> _What is required_
Copy everything in the data below exactly except the pictures.
# # # # # # #
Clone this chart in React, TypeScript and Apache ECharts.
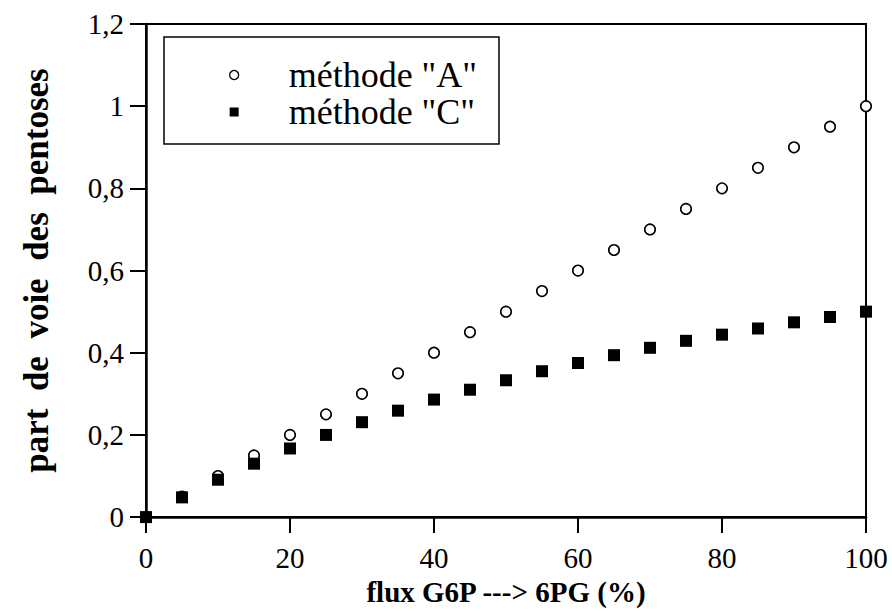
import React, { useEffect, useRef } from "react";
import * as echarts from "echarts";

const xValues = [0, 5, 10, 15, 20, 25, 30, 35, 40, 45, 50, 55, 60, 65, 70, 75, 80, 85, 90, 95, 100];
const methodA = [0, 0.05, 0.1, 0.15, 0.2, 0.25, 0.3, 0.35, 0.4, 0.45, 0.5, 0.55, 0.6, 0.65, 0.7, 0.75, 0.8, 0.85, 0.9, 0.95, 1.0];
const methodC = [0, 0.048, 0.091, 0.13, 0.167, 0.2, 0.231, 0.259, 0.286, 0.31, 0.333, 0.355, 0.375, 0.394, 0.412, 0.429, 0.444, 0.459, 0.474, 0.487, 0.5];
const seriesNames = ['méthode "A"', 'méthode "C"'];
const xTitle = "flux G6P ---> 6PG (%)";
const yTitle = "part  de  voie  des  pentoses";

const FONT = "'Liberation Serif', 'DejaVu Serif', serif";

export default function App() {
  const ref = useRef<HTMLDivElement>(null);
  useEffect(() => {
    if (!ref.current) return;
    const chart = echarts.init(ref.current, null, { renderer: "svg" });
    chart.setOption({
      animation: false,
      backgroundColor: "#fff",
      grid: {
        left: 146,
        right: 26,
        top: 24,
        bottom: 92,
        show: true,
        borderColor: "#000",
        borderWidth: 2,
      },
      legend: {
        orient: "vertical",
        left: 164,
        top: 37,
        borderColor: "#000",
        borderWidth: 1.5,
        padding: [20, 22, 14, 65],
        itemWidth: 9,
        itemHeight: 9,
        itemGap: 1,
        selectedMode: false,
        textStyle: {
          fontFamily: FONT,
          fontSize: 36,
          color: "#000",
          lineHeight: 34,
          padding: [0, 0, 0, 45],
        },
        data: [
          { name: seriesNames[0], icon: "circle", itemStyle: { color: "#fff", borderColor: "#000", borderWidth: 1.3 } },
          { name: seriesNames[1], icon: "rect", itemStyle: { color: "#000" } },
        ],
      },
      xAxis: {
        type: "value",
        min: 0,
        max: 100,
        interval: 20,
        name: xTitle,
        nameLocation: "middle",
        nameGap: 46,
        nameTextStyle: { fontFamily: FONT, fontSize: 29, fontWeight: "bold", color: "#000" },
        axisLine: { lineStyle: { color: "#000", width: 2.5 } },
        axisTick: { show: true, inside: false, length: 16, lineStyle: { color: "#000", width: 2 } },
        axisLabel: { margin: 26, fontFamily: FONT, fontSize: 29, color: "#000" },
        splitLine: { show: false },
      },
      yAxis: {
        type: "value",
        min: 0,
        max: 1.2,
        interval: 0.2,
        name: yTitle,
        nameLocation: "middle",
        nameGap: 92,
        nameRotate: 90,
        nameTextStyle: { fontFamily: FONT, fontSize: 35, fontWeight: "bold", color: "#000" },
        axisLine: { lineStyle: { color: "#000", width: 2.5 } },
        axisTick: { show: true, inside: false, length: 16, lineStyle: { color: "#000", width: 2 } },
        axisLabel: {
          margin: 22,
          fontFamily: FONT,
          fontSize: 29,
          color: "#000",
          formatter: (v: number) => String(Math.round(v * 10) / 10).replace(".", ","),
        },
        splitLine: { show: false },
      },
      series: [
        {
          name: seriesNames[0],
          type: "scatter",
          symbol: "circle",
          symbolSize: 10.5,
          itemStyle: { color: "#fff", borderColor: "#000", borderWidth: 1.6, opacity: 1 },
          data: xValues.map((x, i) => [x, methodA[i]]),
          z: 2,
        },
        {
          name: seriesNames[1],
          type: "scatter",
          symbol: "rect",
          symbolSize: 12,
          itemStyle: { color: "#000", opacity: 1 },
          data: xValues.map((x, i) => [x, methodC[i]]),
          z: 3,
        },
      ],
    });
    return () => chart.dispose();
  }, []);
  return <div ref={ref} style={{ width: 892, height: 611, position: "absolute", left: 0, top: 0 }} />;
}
# # # # # # #
> _Result for this task_
Clone this chart in React, TypeScript and Apache ECharts.
import React, { useEffect, useRef } from "react";
import * as echarts from "echarts";

const xValues = [0, 5, 10, 15, 20, 25, 30, 35, 40, 45, 50, 55, 60, 65, 70, 75, 80, 85, 90, 95, 100];
const methodA = [0, 0.05, 0.1, 0.15, 0.2, 0.25, 0.3, 0.35, 0.4, 0.45, 0.5, 0.55, 0.6, 0.65, 0.7, 0.75, 0.8, 0.85, 0.9, 0.95, 1.0];
const methodC = [0, 0.048, 0.091, 0.13, 0.167, 0.2, 0.231, 0.259, 0.286, 0.31, 0.333, 0.355, 0.375, 0.394, 0.412, 0.429, 0.444, 0.459, 0.474, 0.487, 0.5];
const seriesNames = ['méthode "A"', 'méthode "C"'];
const xTitle = "flux G6P ---> 6PG (%)";
const yTitle = "part  de  voie  des  pentoses";

const FONT = "'Liberation Serif', 'DejaVu Serif', serif";

export default function App() {
  const ref = useRef<HTMLDivElement>(null);
  useEffect(() => {
    if (!ref.current) return;
    const chart = echarts.init(ref.current, null, { renderer: "svg" });
    chart.setOption({
      animation: false,
      backgroundColor: "#fff",
      grid: {
        left: 146,
        right: 26,
        top: 24,
        bottom: 92,
        show: true,
        borderColor: "#000",
        borderWidth: 2,
      },
      legend: {
        orient: "vertical",
        left: 164,
        top: 37,
        borderColor: "#000",
        borderWidth: 1.5,
        padding: [20, 22, 14, 65],
        itemWidth: 9,
        itemHeight: 9,
        itemGap: 1,
        selectedMode: false,
        textStyle: {
          fontFamily: FONT,
          fontSize: 36,
          color: "#000",
          lineHeight: 34,
          padding: [0, 0, 0, 45],
        },
        data: [
          { name: seriesNames[0], icon: "circle", itemStyle: { color: "#fff", borderColor: "#000", borderWidth: 1.3 } },
          { name: seriesNames[1], icon: "rect", itemStyle: { color: "#000" } },
        ],
      },
      xAxis: {
        type: "value",
        min: 0,
        max: 100,
        interval: 20,
        name: xTitle,
        nameLocation: "middle",
        nameGap: 46,
        nameTextStyle: { fontFamily: FONT, fontSize: 29, fontWeight: "bold", color: "#000" },
        axisLine: { lineStyle: { color: "#000", width: 2.5 } },
        axisTick: { show: true, inside: false, length: 16, lineStyle: { color: "#000", width: 2 } },
        axisLabel: { margin: 26, fontFamily: FONT, fontSize: 29, color: "#000" },
        splitLine: { show: false },
      },
      yAxis: {
        type: "value",
        min: 0,
        max: 1.2,
        interval: 0.2,
        name: yTitle,
        nameLocation: "middle",
        nameGap: 92,
        nameRotate: 90,
        nameTextStyle: { fontFamily: FONT, fontSize: 35, fontWeight: "bold", color: "#000" },
        axisLine: { lineStyle: { color: "#000", width: 2.5 } },
        axisTick: { show: true, inside: false, length: 16, lineStyle: { color: "#000", width: 2 } },
        axisLabel: {
          margin: 22,
          fontFamily: FONT,
          fontSize: 29,
          color: "#000",
          formatter: (v: number) => String(Math.round(v * 10) / 10).replace(".", ","),
        },
        splitLine: { show: false },
      },
      series: [
        {
          name: seriesNames[0],
          type: "scatter",
          symbol: "circle",
          symbolSize: 10.5,
          itemStyle: { color: "#fff", borderColor: "#000", borderWidth: 1.6, opacity: 1 },
          data: xValues.map((x, i) => [x, methodA[i]]),
          z: 2,
        },
        {
          name: seriesNames[1],
          type: "scatter",
          symbol: "rect",
          symbolSize: 12,
          itemStyle: { color: "#000", opacity: 1 },
          data: xValues.map((x, i) => [x, methodC[i]]),
          z: 3,
        },
      ],
    });
    return () => chart.dispose();
  }, []);
  return <div ref={ref} style={{ width: 892, height: 611, position: "absolute", left: 0, top: 0 }} />;
}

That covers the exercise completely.